Unfortunately for all of us, degree does not equal receiving a job offer. You will attend tons of interviews and see lots HR-managers before finding a steady job. At first you will receive a lot of “thank you, but no” emails. But, it happens even to the best of us.
Why? There’s one simple reason – no experience, meaning: no skills, no portfolio, no connections. Who wants to hire an unskillful and amateurish designer? Not only would your future employers have to waste their money to teach you, there’s no guarantee you’ll stay for later.
The best solution is to begin building up your portfolio while still attending school. Doing freelance work will help you to gain needed experience and projects for your future job-seeking process.
In contrary to your parents’ opinion – school won’t teach you the skills you’ll need. Firstly, because design constantly develops and the majority of taught courses gets outdated as information losses its applicability. Secondly, it’s impossible to teach you everything. It’s a pretty common practice that a month at work gives you more than 4 years of college. Yup, and we all go through this! Don’t be afraid, just be ready for it!
Understanding your client
Another thing that’ll get you jittery is working with clients. More than once you’ll find the brief totally wrong. A newbie designer tries to complete the task as it is stated in brief, but gets surprised his designs get rejected. Why? No experience working with living and breathing clients before.
Sometimes clients don’t really know what they need and want, and yet they are writing that brief for you. You will have to read between the lines, make the client talk and tell you what they want to see. In some cases you will be the one rewriting brief. Cute, right?
Putting ideas into words
They say that if you cannot put your idea into words – it’s not an idea. Same is with your design. It’s better not to share an unfinished project with a client. Not only will client get confused by where your mind is taking you, he’ll probably not even understand what he’s seeing and get even more confused. Prior to actually designing and creating, you have to put your creativity down on paper. Make the description clear and understandable, so your client won’t freak out.
It’s necessary to learn how to present and sell yourself to future employer. By attending every interview, you offer your skills and knowledge for sell . Be aware of your good and bad points. Don’t try to appear to be good at everything, instead fairly asses your abilities.
Archiving and collecting everything you create
How cool would it be if everything you’ve ever designed would come handy when you need it? Sounds pretty cool, right? Indeed, it’s possible if you start to store your every work in some kind of private library. That way every rejected design and school work may be put into use. Don’t waste your time and ideas – save them and give them life. It’s okay if clients reject some works – but do not delete them and diminish their value.

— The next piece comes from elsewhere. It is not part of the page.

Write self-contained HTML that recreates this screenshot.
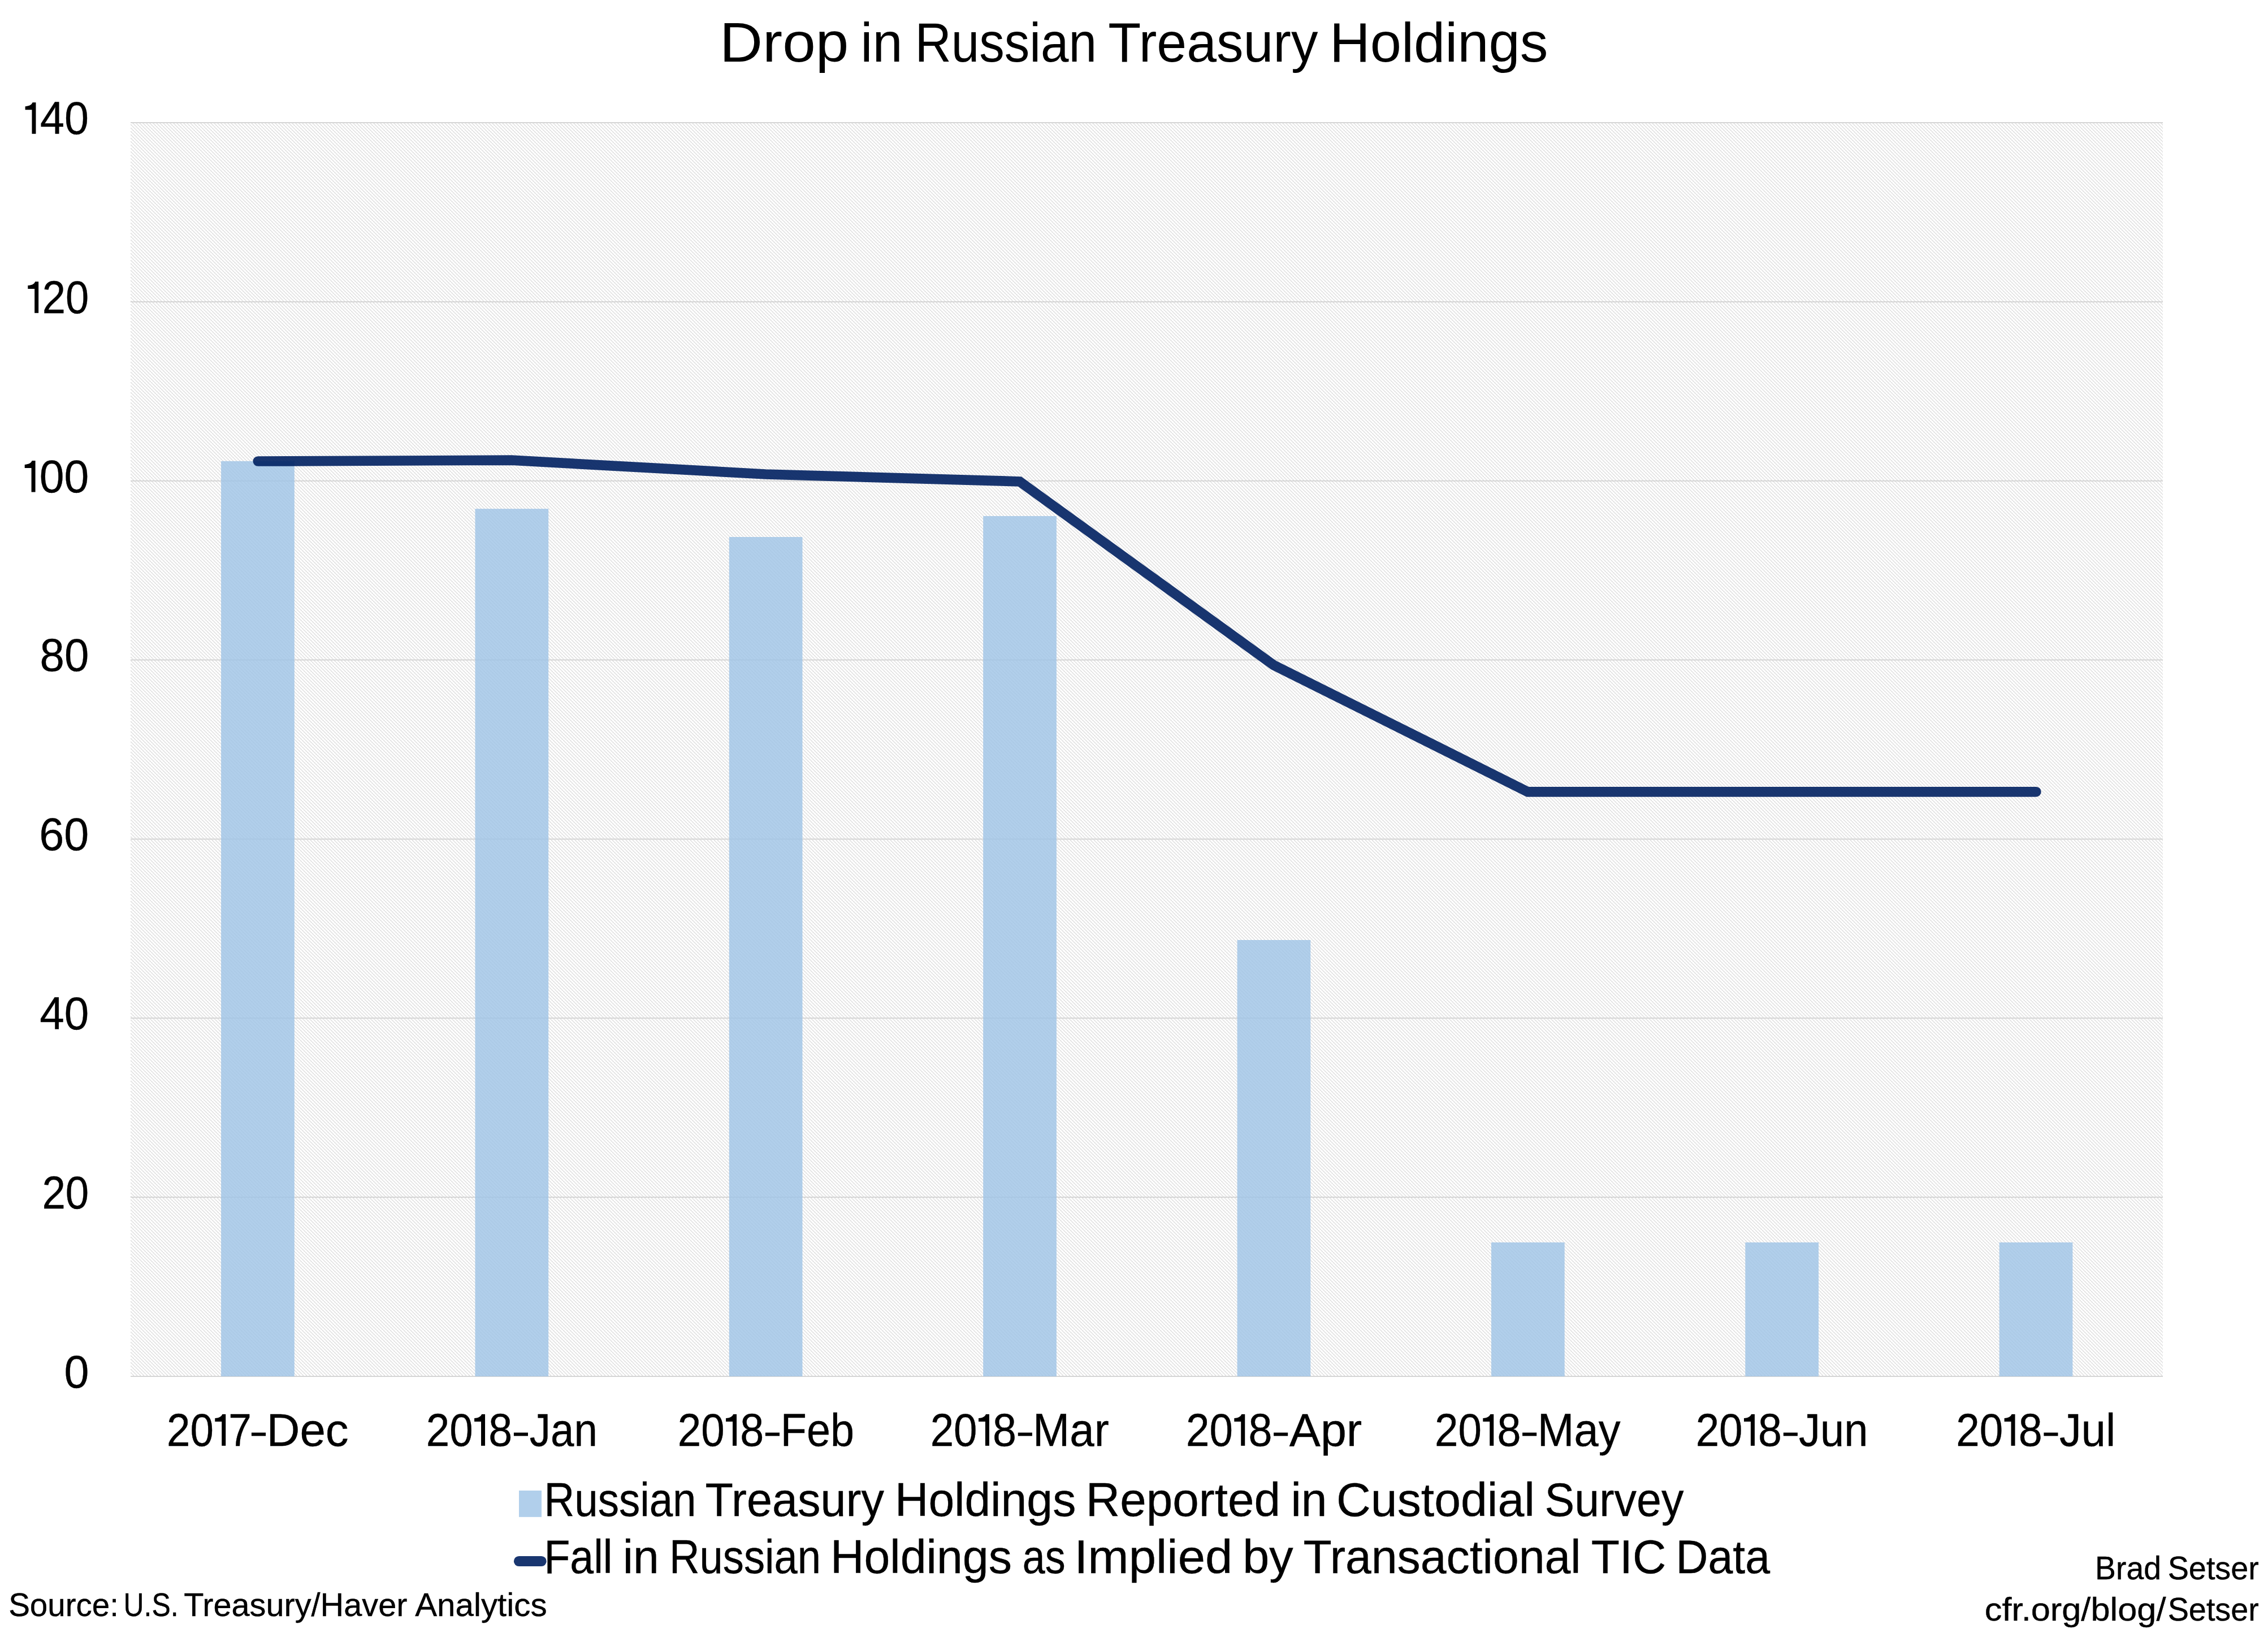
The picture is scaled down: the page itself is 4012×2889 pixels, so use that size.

Technologies innovate so fast. Sometimes you think it’s unreal to keep up with their development. But do you have a say in this? Well, nope. You have to keep up. Professional designers continue to cram their way through new trends and techniques. It’s vital to know where industry is heading, what’s cool this year, how things get done etc.
Beware creative slump
Real design-projects differ a lot from your school assignments. They consume your creativity, your time and your efforts. In real life you get awfully dull clients, small budgets, unrealistic deadlines to meet and tons of other obstacles between you and finished design. It’s very easy for fresh blood to meet creative slump. It is a tough thing to overcome. Slump affects your efficiency, you start to slack off and leave your tasks for later. Do not overwork yourself, look out for signs of burning out and take breaks. Your brain needs it! No matter what your boss or client thinks.
P.S. Don’t look down on newbies! Remember how you struggled up career ladder yourself!